Beitar Jerusalem fans infamous in the Israeli league for their Meir Kahane inspired hyper-nationalism and racism towards Arabs an Muslims had their world turned upside down in the January transfer window when eccentric billionaire Arkadi Gaydamak (the former owner of Portsmouth) brought in not one but two Chechen Muslim players, Zaur Sadaev and Dzabhrail Kadiev. Thus breaking a proud tradition of being the only Israeli club to never to hire the enemy.
The news was met with anger and protesting fans rioted in shopping malls and hurled racist abuse at the two players during their first training session. However, Gaydamak remained unbowed and his intransigence seems to have really gotten under the skin of the nastiest of the lot, the ultras known as La Familia. The club's office and trophy room was torched in an arson attack a week ago, on the same day four Beitar fans were indicted for chanting "Death To Arabs" and "May Your Village Burn" at a match against Bnei Yehuda, a club long associated with Arab players. The club's caretaker Meir Harush in an interview afterwards talked of the loss:
"They burned the symbol of Beitar, the history of the club. People without a heart. It's infuriating and shocking," reported Channel 1.
Seven fans were taken in by the police and more are arrests are on the way.
The mindless act seems to have repulsed Israel political figures, football authorities, and the saner elements in Beitar's fan base. Even Benjamin Netanyahu, never one to shy away from cynically sticking a shiv in any ME peace accord appeared moved enough to issue a boilerplate:
"Such behavior is shameful. We cannot countenance such racism." He added, "The Jewish people, who suffered from boycotts and ostracism, must be a light unto the nations."
Of course, coincidentally enough, this remorseful condemnation came after Beitar's arson attack and not before when from the stands, this exhibition of ugly racism was in full display. According to reports, the majority of fans who appear moderate reject the most extreme elements and authorities are determined to marginalize them further. The evidence was the 79th minute introduction of Sadiyev, the Chechen player into last week's match against Bnei Sakhnin with Beitar trailing. His debut was greeted by both sides with applause creating a rare moment of unity.

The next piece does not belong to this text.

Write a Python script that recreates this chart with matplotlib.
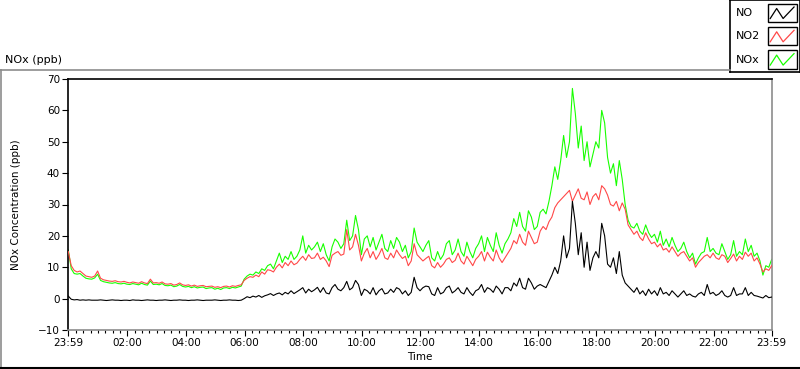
import numpy as np
import matplotlib
matplotlib.use('Agg')
import matplotlib.pyplot as plt
from matplotlib.lines import Line2D
from matplotlib.patches import Rectangle

# Valores, una muestra cada 6 minutos desde las 23:59
no2 = [
    15.0, 10.5, 9.0, 8.5, 8.8, 8.0, 7.2, 7.0, 6.8, 7.2,
    8.8, 6.5, 6.0, 5.8, 5.6, 5.5, 5.7, 5.4, 5.3, 5.5,
    5.2, 5.0, 5.3, 5.1, 4.9, 5.4, 5.0, 4.8, 6.2, 5.0,
    5.1, 4.9, 5.3, 4.7, 4.6, 4.8, 4.3, 4.5, 5.0, 4.4,
    4.2, 4.4, 4.0, 4.3, 3.9, 4.1, 4.2, 3.8, 3.9, 4.0,
    3.6, 3.8, 3.5, 3.9, 4.0, 3.7, 4.1, 3.9, 4.2, 4.4,
    5.8, 6.5, 7.0, 6.8, 7.5, 7.0, 8.5, 7.8, 9.2, 9.0,
    8.5, 10.0, 11.0, 9.8, 11.5, 10.5, 12.0, 10.8, 11.3, 12.5,
    13.5, 12.2, 14.0, 12.8, 13.0, 14.5, 12.5, 13.2, 12.0, 10.2,
    13.8, 14.5, 15.0, 13.8, 14.2, 22.0, 15.5, 16.5, 20.5, 17.0,
    12.0, 14.5, 16.0, 13.0, 15.0, 12.5, 14.0, 16.0, 13.0, 12.5,
    14.5, 13.0, 15.5, 14.0, 12.8, 13.5, 10.5, 12.0, 17.5, 14.0,
    13.0, 12.0, 12.8, 13.5, 10.5, 9.8, 11.5, 10.0, 11.0, 12.5,
    13.0, 11.5, 12.2, 14.5, 12.0, 11.0, 13.5, 12.0, 10.5, 12.5,
    13.5, 15.0, 12.0, 14.8, 13.2, 12.0, 15.5, 13.0, 11.5, 13.0,
    14.5, 16.0, 18.5, 17.5, 20.5, 18.0, 17.0, 21.5, 19.5, 17.5,
    18.0, 21.5, 23.0, 22.0, 24.5, 26.0, 29.0, 30.5, 31.5, 32.5,
    33.5, 34.5, 31.0, 33.0, 35.0, 32.0, 31.5, 34.0, 30.0, 32.5,
    33.5, 31.5, 36.0, 35.0, 33.0, 30.0, 29.5, 31.0, 28.0, 30.5,
    28.5, 23.5, 22.0, 20.5, 21.5, 19.5, 18.5, 21.0, 19.0, 17.5,
    18.0, 16.5, 17.5, 15.5, 16.0, 14.8, 16.5, 15.0, 13.5, 14.5,
    15.0, 13.5, 12.0, 13.0, 10.0, 11.5, 12.5, 13.5, 14.0, 13.0,
    14.5, 13.0, 12.5, 14.0, 13.5, 11.5, 12.8, 14.2, 12.0, 13.5,
    12.5, 14.8, 13.5, 14.5, 12.0, 13.0, 11.0, 8.5, 9.5, 9.0,
    10.5,
]

nox = [
    15.5, 9.5, 8.0, 7.8, 8.0, 7.2, 6.5, 6.3, 6.2, 6.6,
    7.8, 5.8, 5.4, 5.2, 5.0, 4.9, 5.1, 4.8, 4.7, 4.9,
    4.6, 4.5, 4.8, 4.6, 4.4, 4.9, 4.5, 4.3, 5.6, 4.5,
    4.6, 4.4, 4.8, 4.2, 4.1, 4.3, 3.8, 4.0, 4.5, 3.9,
    3.7, 3.9, 3.5, 3.8, 3.4, 3.6, 3.7, 3.2, 3.4, 3.5,
    3.0, 3.3, 2.9, 3.4, 3.5, 3.2, 3.6, 3.4, 3.7, 4.0,
    6.2, 7.2, 7.8, 7.5, 8.5, 8.0, 9.5, 9.0, 10.5, 11.0,
    9.5, 12.0, 14.5, 11.5, 13.5, 12.5, 15.0, 12.5, 13.5, 15.5,
    20.0, 14.5, 17.0, 15.5, 16.5, 18.0, 15.0, 17.5, 14.0, 12.0,
    16.5, 19.0, 18.0, 16.0, 17.5, 25.0, 18.5, 20.0, 26.5, 22.0,
    14.0, 19.0, 20.0, 16.5, 19.5, 15.5, 18.0, 20.5, 16.0, 15.0,
    18.5, 16.0, 19.5, 18.0, 15.0, 17.0, 13.0, 15.0, 22.5, 18.0,
    16.5, 15.0, 17.0, 18.5, 13.0, 12.0, 15.0, 12.5, 14.0, 17.5,
    18.5, 14.0, 15.5, 19.0, 15.0, 13.5, 18.0, 15.0, 13.0, 16.0,
    17.5, 20.0, 15.0, 19.5, 17.0, 15.0, 21.0, 17.0, 14.5, 17.5,
    19.0, 21.0, 25.5, 23.0, 27.5, 23.0, 21.5, 28.0, 26.0, 22.0,
    23.0, 27.5, 28.5, 27.0, 31.0, 36.0, 42.0, 38.0, 44.0, 52.0,
    45.0, 50.0, 67.0, 59.0, 48.0, 55.0, 44.0, 50.0, 42.0, 46.0,
    50.0, 48.0, 60.0, 56.0, 45.0, 40.0, 43.0, 36.0, 44.0, 38.0,
    30.0, 25.0, 23.0, 22.5, 24.0, 21.5, 20.5, 23.5, 21.0, 19.5,
    20.5, 18.0, 21.5, 17.0, 19.0, 16.5, 19.5, 17.0, 15.0, 16.0,
    18.0, 15.0, 13.0, 14.5, 11.0, 13.0, 14.5, 15.0, 19.5, 15.0,
    16.0, 14.5, 14.0, 17.5, 15.0, 12.5, 14.0, 18.5, 13.5, 15.0,
    14.0, 19.0, 15.0, 17.0, 13.5, 14.5, 12.0, 7.5, 10.5, 10.0,
    12.5,
]

no = [
    0.8, -0.2, -0.4, -0.3, -0.5, -0.4, -0.5, -0.4, -0.5, -0.5,
    -0.5, -0.4, -0.5, -0.6, -0.5, -0.4, -0.5, -0.5, -0.6, -0.5,
    -0.5, -0.6, -0.4, -0.5, -0.5, -0.6, -0.5, -0.4, -0.5, -0.5,
    -0.6, -0.5, -0.5, -0.4, -0.5, -0.6, -0.5, -0.5, -0.4, -0.5,
    -0.5, -0.6, -0.5, -0.5, -0.4, -0.5, -0.6, -0.5, -0.5, -0.5,
    -0.4, -0.5, -0.6, -0.5, -0.5, -0.4, -0.5, -0.5, -0.6, -0.5,
    0.0, 0.6, 0.3, 0.8, 0.5, 1.0, 0.4, 0.9, 1.2, 1.6,
    1.0, 1.5, 1.8, 1.2, 2.0, 1.5, 2.5, 1.6, 2.2, 2.8,
    3.5, 1.8, 3.0, 2.2, 2.8, 3.6, 2.0, 3.5, 1.8, 1.5,
    3.5, 4.5, 3.0, 2.5, 3.5, 5.5, 2.8, 3.5, 5.8, 4.5,
    1.0, 3.0, 2.5, 1.5, 3.5, 1.2, 2.5, 3.2, 1.5, 1.8,
    3.0, 2.0, 3.5, 3.0, 1.5, 2.5, 1.0, 2.0, 6.8, 3.5,
    2.5, 3.5, 4.0, 3.8, 1.5, 1.0, 3.5, 1.5, 2.0, 3.5,
    4.0, 1.8, 2.5, 3.5, 2.0, 1.5, 3.5, 2.0, 1.0, 2.5,
    3.0, 4.5, 2.0, 3.5, 3.0, 2.0, 4.0, 3.0, 1.5, 3.5,
    3.5, 2.5, 5.0, 4.0, 6.5, 3.5, 3.0, 6.5, 5.0, 3.0,
    4.0, 4.5, 4.0, 3.5, 5.5, 7.5, 10.0, 8.0, 12.0, 20.0,
    13.0, 16.0, 31.0, 24.0, 14.0, 21.0, 10.0, 18.0, 9.0, 13.0,
    15.0, 13.0, 24.0, 20.0, 11.0, 10.0, 13.0, 8.0, 15.0, 7.5,
    5.0, 4.0, 3.0, 2.0, 3.5, 1.5, 2.5, 1.0, 3.0, 1.5,
    2.5, 1.0, 3.5, 1.5, 2.0, 1.0, 2.5, 1.5, 0.5, 1.5,
    2.5, 1.0, 1.5, 0.8, 0.5, 1.5, 2.0, 1.0, 4.5, 1.5,
    2.0, 1.0, 1.5, 2.5, 1.0, 0.5, 1.0, 3.5, 1.0, 1.5,
    1.5, 3.5, 1.0, 2.0, 1.0, 0.8, 0.5, 0.2, 1.0, 0.3,
    0.5,
]

etiquetas_x = ['23:59', '02:00', '04:00', '06:00', '08:00', '10:00', '12:00',
               '14:00', '16:00', '18:00', '20:00', '22:00', '23:59']

# Eje de tiempo en horas desde las 23:59
horas = np.arange(len(no2)) * 0.1
pos_x = [0] + [h + 1 / 60 for h in range(2, 24, 2)] + [24]

plt.rcParams['font.family'] = 'DejaVu Sans'
fig = plt.figure(figsize=(8, 3.69), dpi=100)
ax = fig.add_axes([68.3 / 800, 1 - 330 / 369, 703.4 / 800, 251 / 369])

ax.plot(horas, nox, color='#18ff00', lw=0.8, zorder=2)
ax.plot(horas, no2, color='#ff4848', lw=0.8, zorder=3)
ax.plot(horas, no, color='black', lw=0.8, zorder=4)

ax.set_xlim(0, 24)
ax.set_ylim(-10, 70)
ax.set_yticks(range(-10, 71, 10))
ax.set_xticks(pos_x)
ax.set_xticklabels(etiquetas_x)
ax.set_xticks(np.arange(0.25 + 1 / 60, 24, 0.25), minor=True)
ax.tick_params(axis='both', labelsize=7.5, length=4, width=0.8, pad=2)
ax.tick_params(axis='x', which='minor', length=2.5, width=0.8)

ax.spines['top'].set_color('black')
ax.spines['left'].set_color('black')
ax.spines['bottom'].set_color('#8c8c8c')
ax.spines['right'].set_color('#8c8c8c')
for s in ax.spines.values():
    s.set_linewidth(1.2)

ax.set_xlabel('Time', fontsize=7.5, labelpad=3)
ax.set_ylabel('NOx Concentration (ppb)', fontsize=7.5)
ax.yaxis.set_label_coords(-47 / 703.4, 0.5)

# Marco exterior del panel
fig.add_artist(Line2D([0, 730 / 800], [1 - 69.5 / 369] * 2, color='#8c8c8c', lw=1.2))
fig.add_artist(Line2D([0.6 / 800] * 2, [1 - 69.5 / 369, 0], color='#8c8c8c', lw=1.2))
fig.add_artist(Line2D([0, 1], [1.2 / 369] * 2, color='black', lw=1.5))
fig.text(5 / 800, 1 - 60 / 369, 'NOx (ppb)', fontsize=8, va='center', ha='left')

# Leyenda estilo LabVIEW
lg = fig.add_axes([730 / 800, 1 - 72 / 369, 69.5 / 800, 72 / 369])
lg.set_xlim(0, 70)
lg.set_ylim(72, 0)
lg.set_xticks([])
lg.set_yticks([])
for s in lg.spines.values():
    s.set_color('black')
    s.set_linewidth(1.2)
nombres = ['NO', 'NO2', 'NOx']
colores = ['black', '#ff4848', '#18ff00']
for i, (nombre, col) in enumerate(zip(nombres, colores)):
    y0 = 3.5 + i * 23.3
    lg.text(6, y0 + 9.5, nombre, fontsize=8, va='center', ha='left')
    lg.add_patch(Rectangle((38, y0), 29, 18.5, fill=False, ec='black', lw=1))
    lg.plot([40.5, 47, 53.5, 64.5], [y0 + 15, y0 + 5, y0 + 15, y0 + 3.5], color=col, lw=0.9)

fig.savefig('out.png', dpi=100)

There is also increasing anxiety on the part of Gaydamak, who has tried unsuccessfully to sell the club on numerous occasions and one of the factors cited in that failure is the club's unsavoury reputation. His move to recruit the Chechens might be driven by economic considerations more than tempering the behaviour of the ultras. However, this sounds like a temporary icing because the sort of virulent Meir Kahane extremism that drives La Familia is not going away. If they can resort to arson against the club they profess to love, Gaydamak's revisionism, whether pretended or genuine, is just mere inconvenience. There is also a double standard involved when it comes to Israeli racism as they unlike other associations or clubs have never been sanctioned or fined by UEFA or FIFA. Rifaat Turk, one of the best know Arab Israeli players subjected to racial abuse in every match played for Hapoel Tel Aviv during the 70s and 80s, has every reason to feel pessimistic.